Monday, July 29, 2019

First Lines

How important is your first sentence?

It’s important enough that Thrillerfest held a contest for best first sentence of a published novel.  I was lucky enough to be one of the winners.  My first sentence is from Random Road.

Last night Hieronymus Bosch met the rich and famous.

My agent once told me that she gets one hundred submissions from writers seeking representation every day.  A hundred submissions!

She also told me that the one thing that made her want to look at the rest of the first chapter of Random Road was the first sentence.  At the Book Passage Mystery Writers Conference, she was a speaker and asked me to stand up and recite the first sentence of my book to the crowd.

When I was finished, someone seated near me loudly asked if I could recite the last sentence of Random Road.  Slightly embarrassed, I couldn’t.  Frankly, I’d rewritten it so many times.  But I remembered the opening line, and so did my agent.

In a 2013 interview in the Atlantic, Stephen King said, “There are all sorts of theories and ideas about what constitutes a good opening line.

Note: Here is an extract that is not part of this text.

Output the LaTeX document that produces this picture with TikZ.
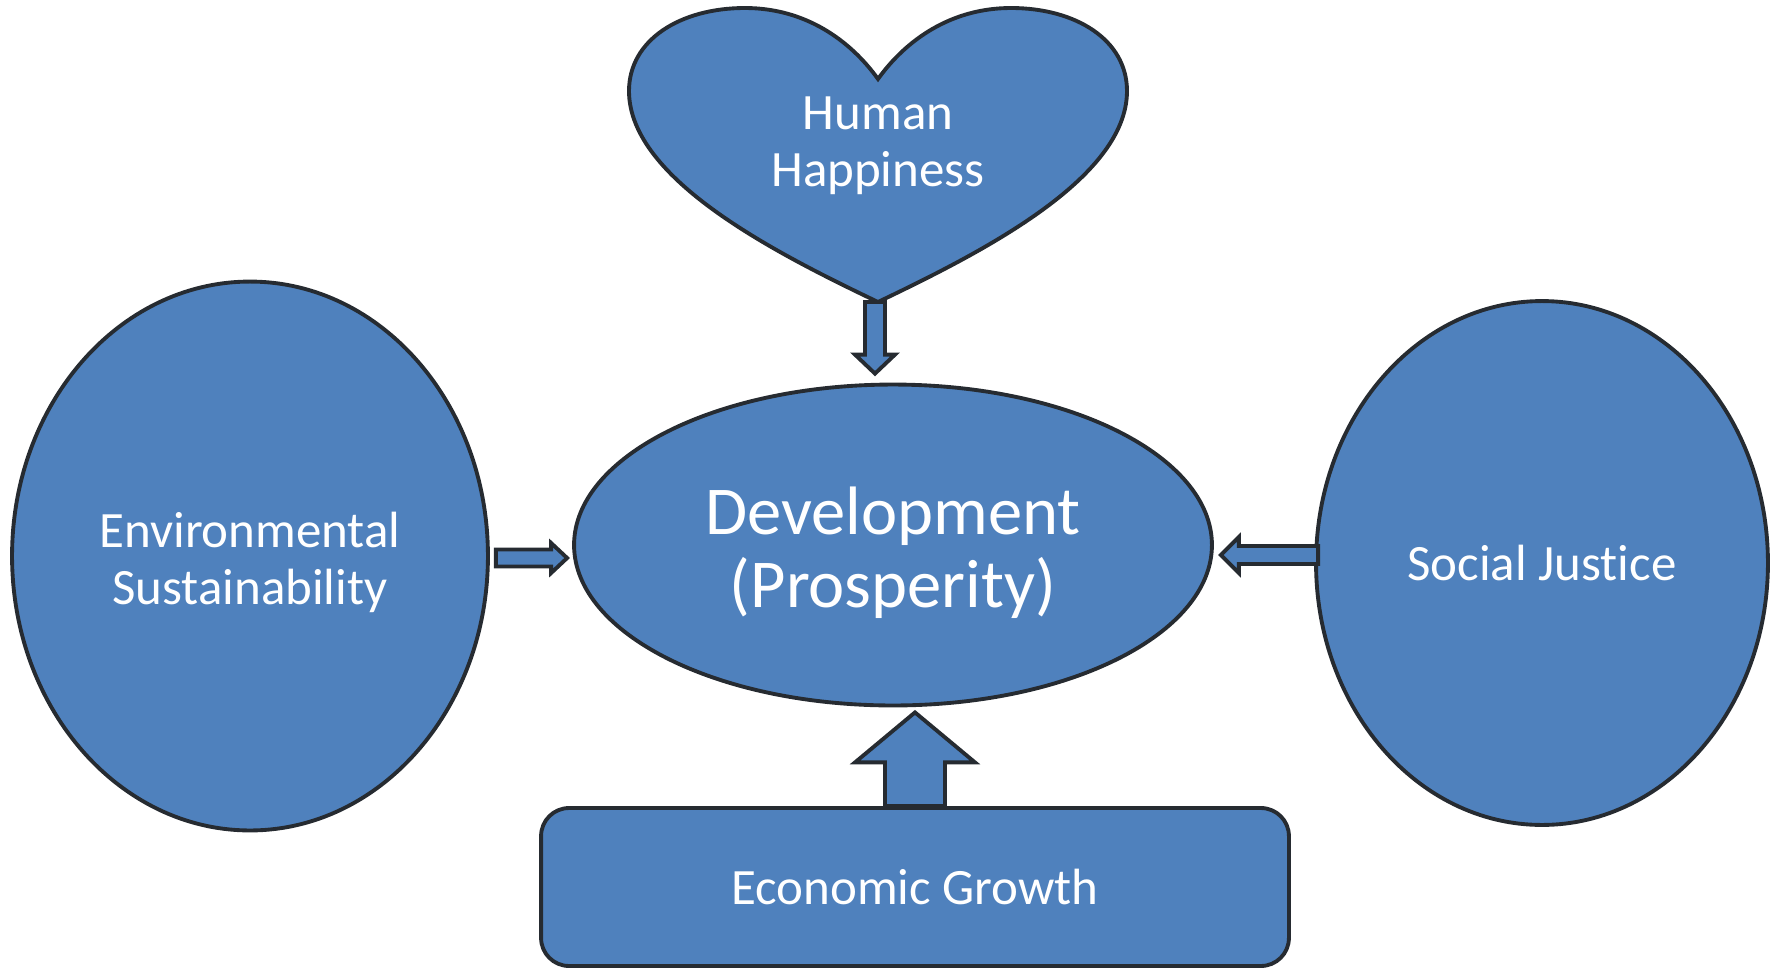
\documentclass[tikz,border=0pt]{standalone}
\usepackage{fontspec}
\setmainfont{Carlito}[RawFeature={-liga;-clig;-calt}]
\usetikzlibrary{shapes.geometric,calc}
\definecolor{fillblue}{HTML}{4F81BD}
\definecolor{rim}{HTML}{262B31}
\begin{document}
\begin{tikzpicture}[x=0.02cm,y=-0.02cm,
    blob/.style={draw=rim,fill=fillblue,line width=2.2pt},
    txt/.style={text=white,align=center,font=\fontsize{29}{32.5}\selectfont},
    barrow/.style={draw=rim,fill=fillblue,line width=2.2pt,line join=miter}]
    \useasboundingbox (0,0) rectangle (1776,968);
    % heart on top
    \draw[blob] (878,79) .. controls (850,40) and (805,8) .. (745,8)
        .. controls (680,8) and (629,40) .. (629,91)
        .. controls (629,180) and (780,255) .. (878,302)
        .. controls (976,255) and (1127,180) .. (1127,91)
        .. controls (1127,40) and (1076,8) .. (1011,8)
        .. controls (951,8) and (906,40) .. (878,79) -- cycle;
    \node[txt] (hh) at (878,146) {Human\\Happiness};
    \node[blob,ellipse,minimum width=12.76cm,minimum height=6.42cm,txt,font=\fontsize{39}{41.5}\selectfont] (dev) at (893,545) {\rule{0pt}{1.25cm}Development\\(Prosperity)};
    \node[blob,ellipse,minimum width=9.52cm,minimum height=10.98cm,txt] (env) at (250,556) {\rule{0pt}{0.95cm}Environmental\\Sustainability};
    \node[blob,ellipse,minimum width=9.04cm,minimum height=10.48cm,txt] (soc) at (1542,563) {Social Justice};
    \node[blob,rectangle,rounded corners=0.56cm,minimum width=14.96cm,minimum height=3.16cm,txt] (eco) at (915,887) {Economic Growth};
    % block arrows
    \coordinate (dA) at (875,302);
    \coordinate (dB) at ($(dev.north)+(-18,-9)$);
    \draw[barrow] ($(dA)+(-10,0)$) -- ($(dB)+(-10,-19)$) -- ($(dB)+(-20,-19)$) -- (dB)
        -- ($(dB)+(20,-19)$) -- ($(dB)+(10,-19)$) -- ($(dA)+(10,0)$) -- cycle;
    \coordinate (uA) at (eco.north);
    \coordinate (uB) at ($(dev.south)+(22,5)$);
    \draw[barrow] ($(uA)+(-30,0)$) -- ($(uB)+(-30,50)$) -- ($(uB)+(-60,50)$) -- (uB)
        -- ($(uB)+(60,50)$) -- ($(uB)+(30,50)$) -- ($(uA)+(30,0)$) -- cycle;
    \coordinate (lA) at ($(env.east)+(6,2)$);
    \coordinate (lB) at ($(dev.west)+(-5,13)$);
    \draw[barrow] ($(lA)+(0,-8.5)$) -- ($(lB)+(-16,-8.5)$) -- ($(lB)+(-16,-15)$) -- (lB)
        -- ($(lB)+(-16,15)$) -- ($(lB)+(-16,8.5)$) -- ($(lA)+(0,8.5)$) -- cycle;
    \coordinate (rA) at ($(soc.west)+(4,-8)$);
    \coordinate (rB) at ($(dev.east)+(7,10)$);
    \draw[barrow] ($(rA)+(0,-9)$) -- ($(rB)+(18,-9)$) -- ($(rB)+(18,-18)$) -- (rB)
        -- ($(rB)+(18,18)$) -- ($(rB)+(18,9)$) -- ($(rA)+(0,9)$) -- cycle;
\end{tikzpicture}
\end{document}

It’s tricky thing, and tough to talk about because I don’t think conceptually while I work on a first draft—I just write. To get scientific about it is a little like trying to catch moonbeams in a jar.”

Here are a few examples of some of my favorite first sentences:

I feel compelled to report that at the moment of my death, my entire life did not pass before my eyes in a flash- Sue Grafton, I is for Innocent.

It was a bright cold day in April, and the clocks were striking thirteen—George Orwell, 1984.

All of this happened, more or less.—Kurt Vonnegut, Slaughterhouse-Five.

I sat in the back pew and watched the only woman I would ever love marry another man—Harlan Coben, Six Years.

They shoot the white girl first—Toni Morrison, Paradise.

Some years later, on a tugboat in the Gulf of Mexico, Joe Coughlin’s feet were place in a tub of cement—Dennis Lehane, Live by Night.

He was an old man who fished alone in a skiff in the Gulf Stream and he had gone eighty-four days now without taking a fish—Ernest Hemingway, The Old Man and the Sea.

Three other winners from Thrillerfest’s First Sentence Contest:

Gracie Falcon was halfway over Vail Pass white-knuckling her Jeep through a late spring snowstorm when she heard through intermittent static on her car radio that she’d been killed in a plane crash.– C. Harrison

Prouty had a drinker’s face, a graveyard cough, and a heart a hangman would kill for.–Jeffrey B. Burton

San Ruben, California is a long way from Boston, whether you measure it in miles, years, or bodies.–Jack Soren

But not every first sentence is a keeper. Every year, the Bulwer-Lytton Prize, inspired by novelist and playwright Edward George Bulwer-Lytton’s famous “it was a dark and stormy night” opener, is given to an opening sentence for the “worst of all possible novels.”

Here are some of the best entries of the last decade:

As the dark and mysterious stranger approached, Angela bit her lip anxiously, hoping with every nerve, cell, and fiber of her being that this would be the one man who would understand – who would take her away from all this – and who would not just squeeze her boob and make a loud honking noise, as all the others had—Ali Kawashima.

For the first month of Ricardo and Felicity’s affair, they greeted one another at every stolen rendezvous with a kiss — a lengthy, ravenous kiss, Ricardo lapping and sucking at Felicity’s mouth as if she were a giant cage-mounted water bottle and he were the world’s thirstiest gerbil—Molly Ringle

As the sun dropped below the horizon, the safari guide confirmed the approaching cape buffaloes were herbivores, which calmed everyone in the group, except for Herb, of course—Ron D. Smith

For more information about the Bulwer-Lytton Prize, go to https://www.bulwer-lytton.com/  Take a look at the 2018 Grand Prize winner.  It's a doozy!

www.thomaskiesauthor.com

3 comments:

Sybil Johnson said...

Congrats on being one of the First Line winners. I think the first line and/or paragraph of any novel is very important. Sometimes hard to come up with the right one, though.

John R. Corrigan (D.A. Keeley) said...

Thanks for getting me thinking about this Opening lines mean a great deal to me -- as a reader and writer. I need to ask (and be asked) a question.

Charlotte Hinger said...

Tom, I have a book with Bulwer-Lytton entries. They are hilarious.